Le preguntan por esa otra forma de terrorismo, derivada de la susurración y la cháchara, a la que se ha referido en diversas ocasiones. Francisco lo considera −toda la traducción entre comillas es mía− “una forma de violencia profunda” que requiere una radical conversión. “El problema de este terrorismo es que todos podemos practicarlo. Cualquiera persona es capaz de llegar a ser terrorista simplemente usando la palabra”. Obviamente el pontífice no se refiere a litigios abiertos, como la guerra. Habla de “un terrorismo camuflado, escondido, que se realiza lanzando palabras como ‘bombas’, y hace mucho daño”. Es una auténtica conducta criminal, “un modo de ganar espacio para sí mismo, destruyendo al otro”. Y Francisco concluye: “La espada mata a muchas personas, pero más aún la lengua, como escribe el apóstol Santiago en el tercer capítulo de su Carta. La lengua es un miembro pequeño, pero puede desencadenar un fuego dañino que incendie toda nuestra vida. La lengua se puede llenar de veneno mortal. Es difícil domar este terrorismo”.
He seguido dando vueltas a la cuestión al leer el discurso que dirigió a los Movimientos Populares, reunidos en Roma el 5 de noviembre. En las palabras del pontífice hay sugerencias importantes en diversos campos de la doctrina social de la Iglesia. Merecen un estudio más detenido. Sólo quiero referirme ahora a la reflexión sobre las corrupciones, y el riesgo de quienes se dejan corromper: mutatis mutandis, como quienes difunden la calumnia por escuchar a los detractores, en vez de cortarles en seco.
“No caigan en la tentación del corsé −les dijo− que los reduce a actores secundarios, o peor, a meros administradores de la miseria existente. En estos tiempos de parálisis, desorientación y propuestas destructivas, la participación protagónica de los pueblos que buscan el bien común puede vencer, con la ayuda de Dios, a los falsos profetas que explotan el miedo y la desesperanza, que venden fórmulas mágicas de odio y crueldad o de un bienestar egoísta y una seguridad ilusoria”.
A la vez, les advirtió del otro riesgo: “Así como la política no es un asunto de los ‘políticos’, la corrupción no es un vicio exclusivo de la política. Hay corrupción en la política, hay corrupción en las empresas, hay corrupción en los medios de comunicación, hay corrupción en las iglesias y también hay corrupción en las organizaciones sociales y los movimientos populares. Es justo decir que hay una corrupción naturalizada en algunos ámbitos de la vida económica, en particular la actividad financiera, y que tiene menos prensa que la corrupción directamente ligada al ámbito político y social. Es justo decir que muchas veces se manipulan los casos de corrupción con malas intenciones. Pero también es justo aclarar que quienes han optado por una vida de servicio tienen una obligación adicional que se suma a la honestidad con la que cualquier persona debe actuar en la vida. La vara es más alta: hay que vivir la vocación de servir con un fuerte sentido de la austeridad −en su sentido moral profundo, explica luego− y la humildad. Esto vale para los políticos pero también vale para los dirigentes sociales y para nosotros, los pastores”.

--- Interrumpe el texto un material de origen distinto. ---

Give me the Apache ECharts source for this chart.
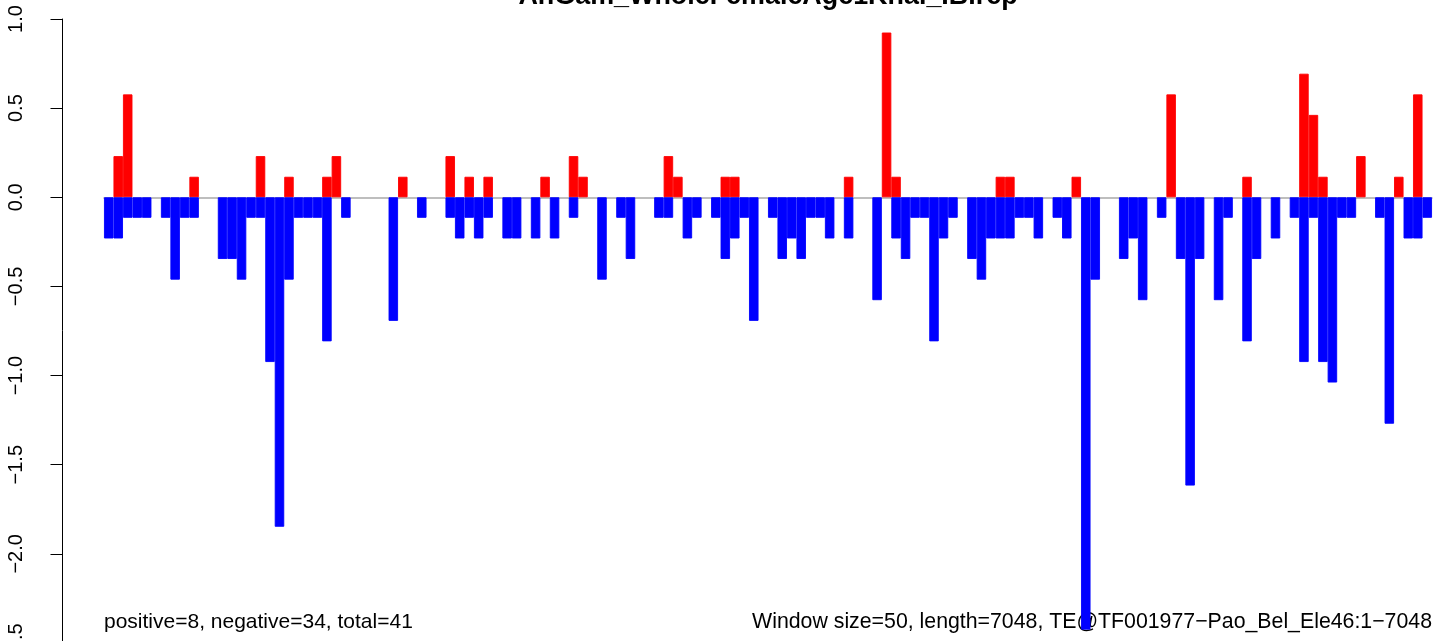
<!DOCTYPE html>
<html>
<head>
<meta charset="utf-8">
<script src="https://cdn.jsdelivr.net/npm/echarts@6/dist/echarts.min.js"></script>
<style>html,body{margin:0;padding:0;background:#fff}#c{width:1449px;height:641px}</style>
</head>
<body>
<div id="c"></div>
<script>
// ---- data ----
var titleText = 'AnGam_WholeFemaleAge1Khai_IB.rep';
var leftNote = 'positive=8, negative=34, total=41';
var rightNote = 'Window size=50, length=7048, TE@TF001977\u2212Pao_Bel_Ele46:1\u22127048';
var yTicks = [-2.5, -2.0, -1.5, -1.0, -0.5, 0.0, 0.5, 1.0];
var windowStarts = [];
for (var k = 0; k < 140; k++) windowStarts.push(String(1 + k * 50));

var positive = [
 0,0.231,0.577,0,0,0,0,0,0,0.115,
 0,0,0,0,0,0,0.231,0,0,0.115,
 0,0,0,0.115,0.231,0,0,0,0,0,
 0,0.115,0,0,0,0,0.231,0,0.115,0,
 0.115,0,0,0,0,0,0.115,0,0,0.231,
 0.115,0,0,0,0,0,0,0,0,0.231,
 0.115,0,0,0,0,0.115,0.115,0,0,0,
 0,0,0,0,0,0,0,0,0.115,0,
 0,0,0.924,0.115,0,0,0,0,0,0,
 0,0,0,0,0.115,0.115,0,0,0,0,
 0,0,0.115,0,0,0,0,0,0,0,
 0,0,0.577,0,0,0,0,0,0,0,
 0.115,0,0,0,0,0,0.693,0.462,0.115,0,
 0,0,0.231,0,0,0,0.115,0,0.577,0
];
var negative = [
 -0.231,-0.231,-0.115,-0.115,-0.115,0,-0.115,-0.462,-0.115,-0.115,
 0,0,-0.346,-0.346,-0.462,-0.115,-0.115,-0.924,-1.848,-0.462,
 -0.115,-0.115,-0.115,-0.808,0,-0.115,0,0,0,0,
 -0.693,0,0,-0.115,0,0,-0.115,-0.231,-0.115,-0.231,
 -0.115,0,-0.231,-0.231,0,-0.231,0,-0.231,0,-0.115,
 0,0,-0.462,0,-0.115,-0.346,0,0,-0.115,-0.115,
 0,-0.231,-0.115,0,-0.115,-0.346,-0.231,-0.115,-0.693,0,
 -0.115,-0.346,-0.231,-0.346,-0.115,-0.115,-0.231,0,-0.231,0,
 0,-0.577,0,-0.231,-0.346,-0.115,-0.115,-0.808,-0.231,-0.115,
 0,-0.346,-0.462,-0.231,-0.231,-0.231,-0.115,-0.115,-0.231,0,
 -0.115,-0.231,0,-2.425,-0.462,0,0,-0.346,-0.231,-0.577,
 0,-0.115,0,-0.346,-1.617,-0.346,0,-0.577,-0.115,0,
 -0.808,-0.346,0,-0.231,0,-0.115,-0.924,-0.115,-0.924,-1.039,
 -0.115,-0.115,0,0,-0.115,-1.270,0,-0.231,-0.231,-0.115
];

// empty windows draw nothing
function nonZero(arr) { return arr.map(function (v) { return v === 0 ? null : v; }); }

// ---- chart ----
var FONT = '"Liberation Sans", Arial, sans-serif';
var chart = echarts.init(document.getElementById('c'), null, {renderer: 'canvas'});
chart.setOption({
  animation: false,
  backgroundColor: '#ffffff',
  grid: {left: 104, right: 17, top: 19, height: 624, containLabel: false, outerBoundsMode: 'none'},
  xAxis: {
    type: 'category',
    data: windowStarts,
    boundaryGap: true,
    axisLine: {show: true, onZero: true, lineStyle: {color: '#a9a9a9', width: 1.5}},
    axisTick: {show: false},
    axisLabel: {show: false},
    splitLine: {show: false}
  },
  yAxis: {
    type: 'value',
    min: yTicks[0],
    max: yTicks[yTicks.length - 1],
    interval: 0.5,
    offset: 41.5,
    axisLine: {show: true, lineStyle: {color: '#000', width: 1}},
    axisTick: {show: true, length: 12, lineStyle: {color: '#000', width: 1}},
    splitLine: {show: false},
    axisLabel: {
      rotate: 90,
      margin: 36,
      fontFamily: FONT,
      fontSize: 20,
      color: '#000',
      hideOverlap: false,
      showMinLabel: true,
      showMaxLabel: true,
      formatter: function (v) { return v.toFixed(1).replace('-', '\u2212'); }
    }
  },
  series: [
    {type: 'bar', name: 'positive', data: nonZero(positive), barGap: '-100%', barCategoryGap: '0%',
     itemStyle: {color: '#ff0000', borderColor: '#ff0000', borderWidth: 0.9}, z: 3},
    {type: 'bar', name: 'negative', data: nonZero(negative), barGap: '-100%', barCategoryGap: '0%',
     itemStyle: {color: '#0000ff', borderColor: '#0000ff', borderWidth: 0.9}, z: 3}
  ],
  graphic: [
    {type: 'text', x: 768, y: -3, style: {text: titleText, font: 'bold 26.9px ' + FONT, fill: '#000', align: 'center', verticalAlign: 'middle'}},
    {type: 'text', x: 104, y: 622, style: {text: leftNote, font: '21px ' + FONT, fill: '#000', align: 'left', verticalAlign: 'middle'}},
    {type: 'text', x: 1432, y: 622, style: {text: rightNote, font: '21.3px ' + FONT, fill: '#000', align: 'right', verticalAlign: 'middle'}}
  ]
});
</script>
</body>
</html>
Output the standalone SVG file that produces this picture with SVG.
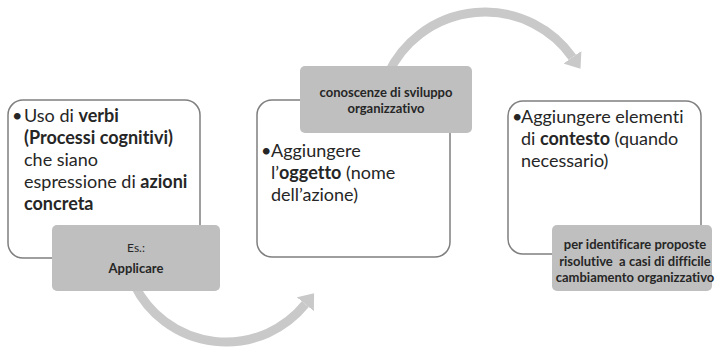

Nadie tiene inmunidad. Menos aún los dirigentes. Parafraseando a Francisco, pienso en una corrupción de la verdad más dañina quizá que el fraude o el tráfico de influencias, que tanto desacredita a los políticos. A veces, llegan a un cinismo −como si el ciudadano de a pie no se enterara−, incapaz de asumir la realidad de verdades innegables o ansioso de pasar la culpa a otros. Nada tiene que ver con Max Weber y la ética de convicción o responsabilidad. Son pura y simplemente inmorales, como sintetizan los castizos.
El problema no es español. Escribo en antevísperas de los comicios en Estados Unidos, donde −a juicio de observadores cualificados− se acaba de vivir la peor campaña electoral de la historia moderna de ese gran país. La nación con mayor poder en el mundo puede haber enterrado la veracidad en la vida pública, algo que envidiábamos hasta ahora. Sólo cabe soñar en una pronta resurrección que lleve a la tumba, en cambio, a esa gran arma de destrucción que es la mentira.